#### [What to work on]
Take every line from the material that has the word "this" in it.

[Charts and diagrams as code]
○ ○ ○ ○ ○ ○ ○
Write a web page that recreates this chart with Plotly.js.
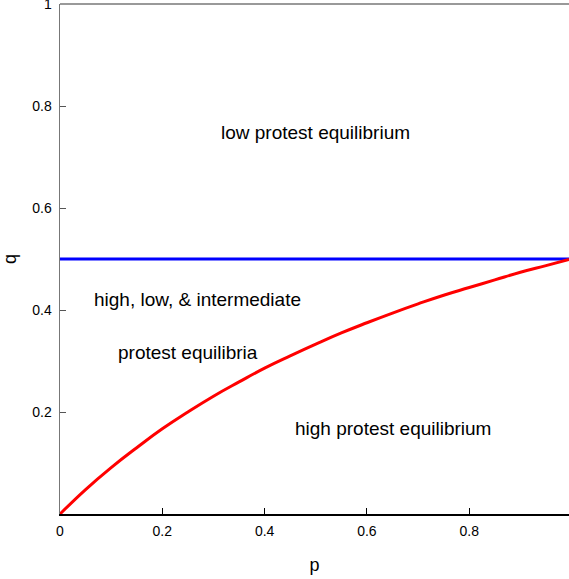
<!DOCTYPE html>
<html>
<head>
<meta charset="utf-8">
<script src="https://cdn.plot.ly/plotly-3.0.1.min.js"></script>
<style>html,body{margin:0;padding:0;background:#fff;}#chart{width:569px;height:579px;}</style>
</head>
<body>
<div id="chart"></div>
<script>
// boundary curve (red)
var curveP = [0, 0.05, 0.1, 0.15, 0.2, 0.25, 0.3, 0.35, 0.4, 0.45, 0.5, 0.55, 0.6, 0.65, 0.7, 0.75, 0.8, 0.85, 0.9, 0.95, 0.995];
var curveQ = [0, 0.048, 0.091, 0.130, 0.167, 0.200, 0.231, 0.259, 0.286, 0.310, 0.333, 0.355, 0.375, 0.394, 0.412, 0.429, 0.444, 0.459, 0.474, 0.487, 0.499];
// horizontal threshold (blue)
var lineP = [0, 0.995];
var lineQ = [0.5, 0.5];
// region labels
var labelText = ["low protest equilibrium", "high, low, &amp; intermediate", "protest equilibria", "high protest equilibrium"];
var labelP = [0.5, 0.269, 0.25, 0.65];
var labelQ = [0.749, 0.42, 0.316, 0.167];
var xTicks = [0, 0.2, 0.4, 0.6, 0.8];
var xTickText = ["0", "0.2", "0.4", "0.6", "0.8"];
var yTicks = [0.2, 0.4, 0.6, 0.8, 1];
var yTickText = ["0.2", "0.4", "0.6", "0.8", "1"];

var traces = [
  {x: lineP, y: lineQ, mode: 'lines', line: {color: '#0000ff', width: 3}, hoverinfo: 'skip'},
  {x: curveP, y: curveQ, mode: 'lines', line: {color: '#ff0000', width: 3, shape: 'spline', smoothing: 1.3}, hoverinfo: 'skip'}
];
var annotations = labelText.map(function(t, i){
  return {x: labelP[i], y: labelQ[i], xref: 'x', yref: 'y', text: t, showarrow: false,
          font: {family: 'Liberation Sans, Arial, sans-serif', size: 19, color: '#000'}};
});
var layout = {
  width: 569, height: 579,
  margin: {l: 60, r: 0, t: 4, b: 65},
  paper_bgcolor: '#fff', plot_bgcolor: '#fff',
  showlegend: false,
  font: {family: 'Liberation Sans, Arial, sans-serif', size: 14, color: '#000'},
  xaxis: {range: [0, 0.995], tickvals: xTicks, ticktext: xTickText, ticks: 'inside', ticklen: 6,
          tickcolor: '#000', showline: true, linecolor: '#000', linewidth: 1.5, showgrid: false, zeroline: false,
          ticklabelstandoff: 4, tickfont: {size: 14},
          title: {text: 'p', font: {size: 18}, standoff: 20}, fixedrange: true},
  yaxis: {range: [0, 1], tickvals: yTicks, ticktext: yTickText, ticks: 'inside', ticklen: 6,
          tickcolor: '#555', showline: true, linecolor: '#777', linewidth: 1.5, showgrid: false, zeroline: false,
          ticklabeloverflow: 'allow', ticklabelstandoff: 4, tickfont: {size: 14},
          title: {text: 'q', font: {size: 18}, standoff: 15}, fixedrange: true},
  shapes: [{type: 'line', xref: 'paper', yref: 'paper', x0: 0, x1: 1, y0: 1, y1: 1, line: {color: '#777', width: 1.5}}],
  annotations: annotations
};
Plotly.newPlot('chart', traces, layout, {displayModeBar: false, staticPlot: true});
</script>
</body>
</html>
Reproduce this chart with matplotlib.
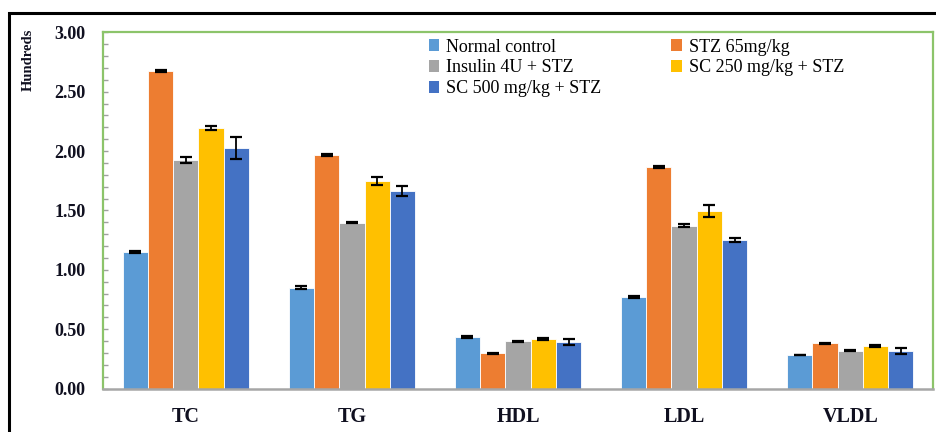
○ ○ ○ ○ ○ ○ ○
#### [Exercise output]
Write a web page that recreates this chart with Plotly.js.
Reproduce this chart with matplotlib.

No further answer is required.